Release Date: June 28, 2005
Dead to Rights: Reckoning begins in film noir style, with series protagonist Jack Slate receiving an anonymous message stating that a girl has been kidnapped. Jack is instructed to go to the “Pink Starfish” club if he wants to help the girl in question. He knows the message is probably a set-up, but it’s his only lead so he goes there with his dog Shadow to investigate anyway. Chaos ensues, of course. It’s a simple premise, but one that fans of the Dead to the Rights series and other hardboiled action games will easily get into. Fans of this genre have never really had much in the way of portable games that catered to their tastes, but Reckoning is out to change that.
A host of new gameplay options in the Dead to Rights engine will debut with Reckoning, each geared to make the game a faster experience than the previous games in the series. Part of this is a reaction to fan demand on Namco’s part, and part of it is a concerted effort to try and optimize Reckoning for portable, on-the-go gameplay. In Reckoning, Jack Slate is a more agile and mobile character than ever before. Among his new moves are a diving tackle, a dive into a prone position, a diving roll, and a whole host of disarming moves. Camera control has been vastly simplified and streamlined, so that the camera can easily follow Jack and be just where the player needs it to be with a minimum of fuss. The targeting button is primarily used to control the camera, in the situations where manual control is necessary.
As in prior Dead to Rights games, Jack’s faithful dog Shadow accompanies him into battle. To use Shadow, the player has to keep the dog’s energy meter sufficiently high. When Shadow is unleashed, he will immediately perform a sort of diving tackle move on enemies. What’s new to Reckoning, in terms of Shadow’s behavior, is that he can now participate in battles against bosses. Although he cannot land the final blow on a boss character, he can knock bosses down with his tackle move. The developers also hinted that Shadow would be used in non-combat oriented ways later in the game, but weren’t forthcoming on exactly how. The implication is that Shadow could perform some tasks that would help the player progress through the level.
Gameplay strategy in Reckoning focuses heavily on skillful manipulation of the new “prone” position. Inspired by action movies like Hard Target, diving to prone will let the player make Jack into a target that’s much harder to hit without sacrificing their own ability to aim shots. The developers noted that it was a position particularly well-suited to diving into a crowded room and getting some fast kills that would otherwise be very dangerous to attempt. For instance, a player could dive into a room and then shoot a character from behind, using an angle that would otherwise be impossible. The prone position also makes it easier for Jack to successfully take cover behind objects in the environment, although doing this negates the player’s ability to return fire in many cases.

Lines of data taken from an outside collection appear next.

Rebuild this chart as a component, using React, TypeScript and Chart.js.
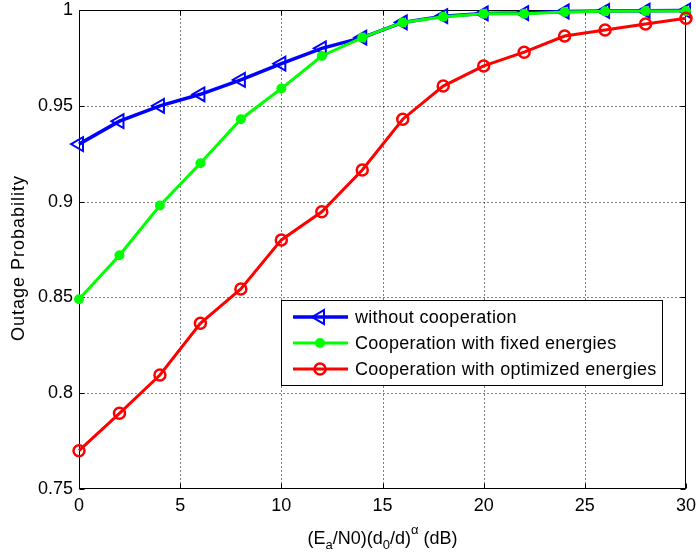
import React, { useEffect, useRef } from 'react';
import { Chart, registerables } from 'chart.js';

Chart.register(...registerables);

const snrDb = [0, 2, 4, 6, 8, 10, 12, 14, 16, 18, 20, 22, 24, 26, 28, 30];
const withoutCoop = [0.930, 0.942, 0.950, 0.956, 0.9635, 0.972, 0.980, 0.9856, 0.9935, 0.9968, 0.9982, 0.9984, 0.9992, 0.9995, 0.9996, 0.9997];
const coopFixed = [0.849, 0.872, 0.898, 0.920, 0.943, 0.959, 0.976, 0.9856, 0.9935, 0.9965, 0.998, 0.998, 0.999, 0.9993, 0.9995, 0.9995];
const coopOptimized = [0.770, 0.7895, 0.8095, 0.8365, 0.8544, 0.880, 0.8947, 0.9165, 0.943, 0.9603, 0.9708, 0.978, 0.9864, 0.9896, 0.9927, 0.9957];
const xTicks = [0, 5, 10, 15, 20, 25, 30];
const yTicks = [0.75, 0.8, 0.85, 0.9, 0.95, 1];
const seriesNames = ['without cooperation', 'Cooperation with fixed energies', 'Cooperation with optimized energies'];
const yTitle = 'Outage Probability';

const FONT = '"Liberation Sans", Arial, Helvetica, sans-serif';
const BLUE = '#0000ff';
const GREEN = '#00ff00';
const RED = '#ff0000';

function toPts(ys: number[]) {
  return ys.map((v, i) => ({ x: snrDb[i], y: v }));
}

const framePlugin = {
  id: 'matlabFrame',
  beforeDatasetsDraw(chart: any) {
    const { ctx, chartArea, scales } = chart;
    const { left, right, top, bottom } = chartArea;
    const xs = scales.x, ys = scales.y;
    const L = Math.round(left) + 0.5, R = Math.round(right) - 0.5;
    const T = Math.round(top) + 0.5, B = Math.round(bottom) - 0.5;
    ctx.save();
    ctx.strokeStyle = '#000';
    ctx.lineWidth = 1;
    ctx.setLineDash([1, 3]);
    xTicks.forEach((v) => {
      if (v === xTicks[0] || v === xTicks[xTicks.length - 1]) return;
      const px = Math.round(xs.getPixelForValue(v)) + 0.5;
      ctx.beginPath(); ctx.moveTo(px, T); ctx.lineTo(px, B); ctx.stroke();
    });
    yTicks.forEach((v) => {
      if (v === yTicks[0] || v === yTicks[yTicks.length - 1]) return;
      const py = Math.round(ys.getPixelForValue(v)) + 0.5;
      ctx.beginPath(); ctx.moveTo(L, py); ctx.lineTo(R, py); ctx.stroke();
    });
    ctx.setLineDash([]);
    const tl = 5;
    xTicks.forEach((v) => {
      const px = Math.round(xs.getPixelForValue(v)) + 0.5;
      ctx.beginPath(); ctx.moveTo(px, B); ctx.lineTo(px, B - tl); ctx.stroke();
      ctx.beginPath(); ctx.moveTo(px, T); ctx.lineTo(px, T + tl); ctx.stroke();
    });
    yTicks.forEach((v) => {
      const py = Math.round(ys.getPixelForValue(v)) + 0.5;
      ctx.beginPath(); ctx.moveTo(L, py); ctx.lineTo(L + tl, py); ctx.stroke();
      ctx.beginPath(); ctx.moveTo(R, py); ctx.lineTo(R - tl, py); ctx.stroke();
    });
    ctx.strokeRect(L, T, R - L, B - T);
    ctx.restore();
  },
};

function drawTri(ctx: CanvasRenderingContext2D, x: number, y: number, r: number) {
  ctx.beginPath();
  for (let k = 0; k < 3; k++) {
    const a = -Math.PI / 2 + k * (2 * Math.PI / 3);
    const px = x + Math.sin(a) * r;
    const py = y - Math.cos(a) * r;
    if (k === 0) ctx.moveTo(px, py); else ctx.lineTo(px, py);
  }
  ctx.closePath();
}

const textPlugin = {
  id: 'texts',
  afterDraw(chart: any) {
    const { ctx, chartArea } = chart;
    ctx.save();
    // Legend
    const bx = 281, by = 300, bw = 381, bh = 85;
    ctx.fillStyle = '#fff';
    ctx.fillRect(bx, by, bw, bh);
    ctx.strokeStyle = '#000';
    ctx.lineWidth = 1;
    ctx.strokeRect(bx + 0.5, by + 0.5, bw, bh);
    const rows = [317, 343, 369];
    const colors = [BLUE, GREEN, RED];
    rows.forEach((ry, i) => {
      ctx.strokeStyle = colors[i];
      ctx.lineWidth = i === 0 ? 3.5 : 3;
      ctx.beginPath(); ctx.moveTo(293, ry); ctx.lineTo(348, ry); ctx.stroke();
      if (i === 0) {
        ctx.lineWidth = 2;
        drawTri(ctx, 320, ry, 8);
        ctx.stroke();
      } else if (i === 1) {
        ctx.fillStyle = GREEN;
        ctx.beginPath(); ctx.arc(320, ry, 5, 0, Math.PI * 2); ctx.fill();
      } else {
        ctx.lineWidth = 2.5;
        ctx.beginPath(); ctx.arc(320, ry, 5.5, 0, Math.PI * 2); ctx.stroke();
      }
      ctx.fillStyle = '#000';
      ctx.font = `18px ${FONT}`;
      (ctx as any).letterSpacing = '0.3px';
      ctx.textBaseline = 'middle';
      ctx.textAlign = 'left';
      ctx.fillText(seriesNames[i], 355, ry + 1);
      (ctx as any).letterSpacing = '0px';
    });

    // Y title
    ctx.save();
    ctx.translate(24, 258);
    ctx.rotate(-Math.PI / 2);
    ctx.font = `18px ${FONT}`;
    (ctx as any).letterSpacing = '1px';
    ctx.fillStyle = '#000';
    ctx.textAlign = 'center';
    ctx.textBaseline = 'alphabetic';
    ctx.fillText(yTitle, 0, 0);
    (ctx as any).letterSpacing = '0px';
    ctx.restore();

    // X title with sub/superscripts
    const parts: [string, number][] = [
      ['(E', 0], ['a', 1], ['/N0)(d', 0], ['0', 1], ['/d)', 0], ['\u03B1', -1], [' (dB)', 0],
    ];
    const fontFor = (k: number) => (k === 0 ? `18px ${FONT}` : `13px ${FONT}`);
    let total = 0;
    parts.forEach(([s, k]) => { ctx.font = fontFor(k); total += ctx.measureText(s).width; });
    let cx = (chartArea.left + chartArea.right) / 2 - total / 2;
    const base = 544;
    ctx.textAlign = 'left';
    ctx.textBaseline = 'alphabetic';
    ctx.fillStyle = '#000';
    parts.forEach(([s, k]) => {
      ctx.font = fontFor(k);
      const dy = k === 1 ? 5 : k === -1 ? -10 : 0;
      ctx.fillText(s, cx, base + dy);
      cx += ctx.measureText(s).width;
    });
    ctx.restore();
  },
};

export default function App() {
  const ref = useRef<HTMLCanvasElement | null>(null);
  useEffect(() => {
    document.body.style.margin = '0';
    const canvas = ref.current!;
    const chart = new Chart(canvas, {
      type: 'line',
      data: {
        datasets: [
          {
            label: seriesNames[0],
            data: toPts(withoutCoop),
            borderColor: BLUE,
            borderWidth: 3.5,
            pointStyle: 'triangle',
            pointRotation: -90,
            pointRadius: 8,
            pointBorderWidth: 2,
            pointBorderColor: BLUE,
            pointBackgroundColor: 'rgba(0,0,0,0)',
            fill: false,
            tension: 0,
            clip: false,
            order: 3,
          } as any,
          {
            label: seriesNames[1],
            data: toPts(coopFixed),
            borderColor: GREEN,
            borderWidth: 3,
            pointStyle: 'circle',
            pointRadius: 5,
            pointBorderWidth: 0,
            pointBackgroundColor: GREEN,
            fill: false,
            tension: 0,
            clip: false,
            order: 2,
          } as any,
          {
            label: seriesNames[2],
            data: toPts(coopOptimized),
            borderColor: RED,
            borderWidth: 3,
            pointStyle: 'circle',
            pointRadius: 5.5,
            pointBorderWidth: 2.5,
            pointBorderColor: RED,
            pointBackgroundColor: 'rgba(0,0,0,0)',
            fill: false,
            tension: 0,
            clip: false,
            order: 1,
          } as any,
        ],
      },
      options: {
        animation: false,
        responsive: false,
        devicePixelRatio: 1,
        layout: { padding: { top: 10, right: 9, left: 0, bottom: 0 } },
        plugins: { legend: { display: false }, tooltip: { enabled: false } },
        scales: {
          x: {
            type: 'linear',
            min: 0,
            max: 30,
            afterBuildTicks: (s: any) => { s.ticks = xTicks.map((v) => ({ value: v })); },
            afterFit: (s: any) => { s.height = 65; s.paddingLeft = 0; s.paddingRight = 0; },
            grid: { display: false, drawTicks: false },
            border: { display: false },
            ticks: { color: '#000', font: { family: FONT, size: 18 }, padding: 6, maxRotation: 0, autoSkip: false,
              callback: (v: any) => String(v) },
          },
          y: {
            type: 'linear',
            min: 0.75,
            max: 1,
            afterBuildTicks: (s: any) => { s.ticks = yTicks.map((v) => ({ value: v })); },
            afterFit: (s: any) => { s.width = 79; s.paddingTop = 0; s.paddingBottom = 0; },
            grid: { display: false, drawTicks: false },
            border: { display: false },
            ticks: { color: '#000', font: { family: FONT, size: 18 }, padding: 6, autoSkip: false,
              callback: (v: any) => String(Number(Number(v).toFixed(2))) },
          },
        },
      },
      plugins: [framePlugin, textPlugin],
    });
    return () => chart.destroy();
  }, []);
  return (
    <div style={{ position: 'fixed', left: 0, top: 0, width: 696, height: 554, background: '#fff' }}>
      <canvas ref={ref} width={696} height={554} style={{ display: 'block', width: 696, height: 554 }} />
    </div>
  );
}
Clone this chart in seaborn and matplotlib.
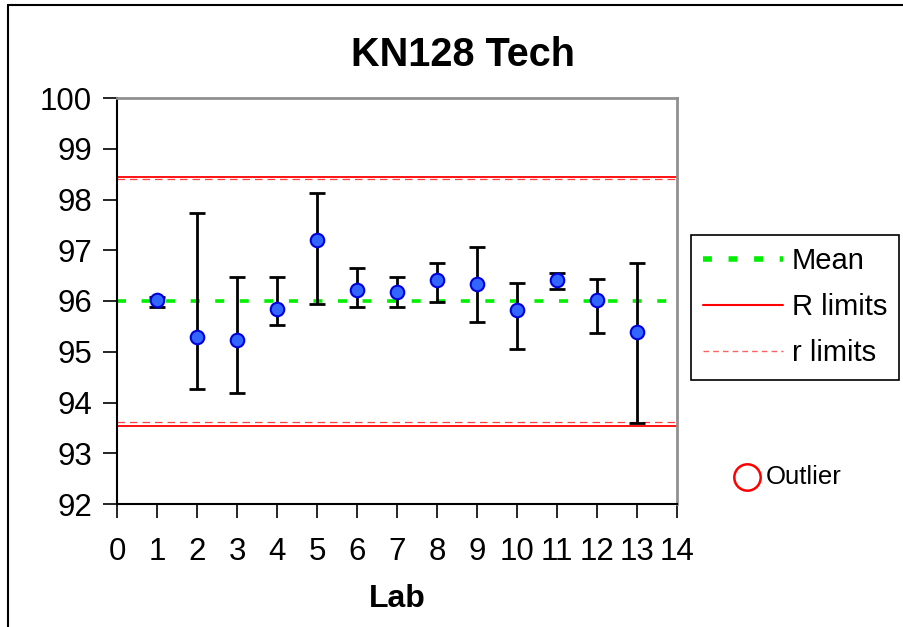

Of course, no FPS is really complete without a robust multiplayer mode, and Reckoning is no exception to this. Reckoning’s multiplayer uses the PSP’s ad-hoc mode to connect up to 4 players for deathmatch play. The maps available for multiplayer are identical to the ones from the single-player campaign, and a map is available in multiplayer once it has been completed in the single-player campaign. Similarly, the weapon and ability selection for the multiplayer mode is identical to the single-player options. The only special options for the multiplayer game are the ability to use a selection of unlockable skins to customize your in-game appearance. This is, as the developers put it, to make sure that a multiplayer game doesn’t always consist of four Jacks running around. Instead, each player should be able to build a unique appearance using a mixture of unlockable models and other accessory options.
Unlockable options in Reckoning are purchased by spending combo points. Combo points are, unsurprisingly, earned by scoring combo kills. There are a lot of stunts that will count as a combo in Reckoning, such as getting a succession of one-shot kills or killing multiple enemies with a single move. One scenario the developer outlined as a possibility is a situation in which a particular building is going to explode, and a group of enemies can be tricked into standing right in front of the building just before this happens. Every enemy in the group who died in the blast would be considered part of a combo kill. Aside from the multiplayer skins, another major unlockable feature for Reckoning that the developers mentioned was the Super-Deformed mode. When pressed about what Super-Deformed mode was, they refused to elaborate, but mentioned that it was intended to homage the cute big-headed characters often seen in anime and some video games. This implies that Super-Deformed mode will let you play Reckoning with cute, big-headed versions of the cast, but we cannot even begin to imagine this actually existing. If it does, then Reckoning may have single-handedly made itself one of the greatest games ever made, at least in terms of pure entertainment value.
When asked about how they felt about working for the PSP, Namco’s developers expressed a real sense of enthusiasm. Rather than just a chance to make fast money on the Dead to Rights franchise name, they viewed the PSP game as a chance to stretch the series into styles of gameplay that were compatible with basic premise of the games but still new and different. In particular, their attempts to speed up and streamline FPS gameplay for the portable audience lent a noticeable arcade-like quality to the game’s action, and they were quite up-front about this being an intentional change. Reckoning will definitely be a unique entry in the Dead to Rights franchise when it hits on June 28th … especially if they had the moxy to include that Super-Deformed mode.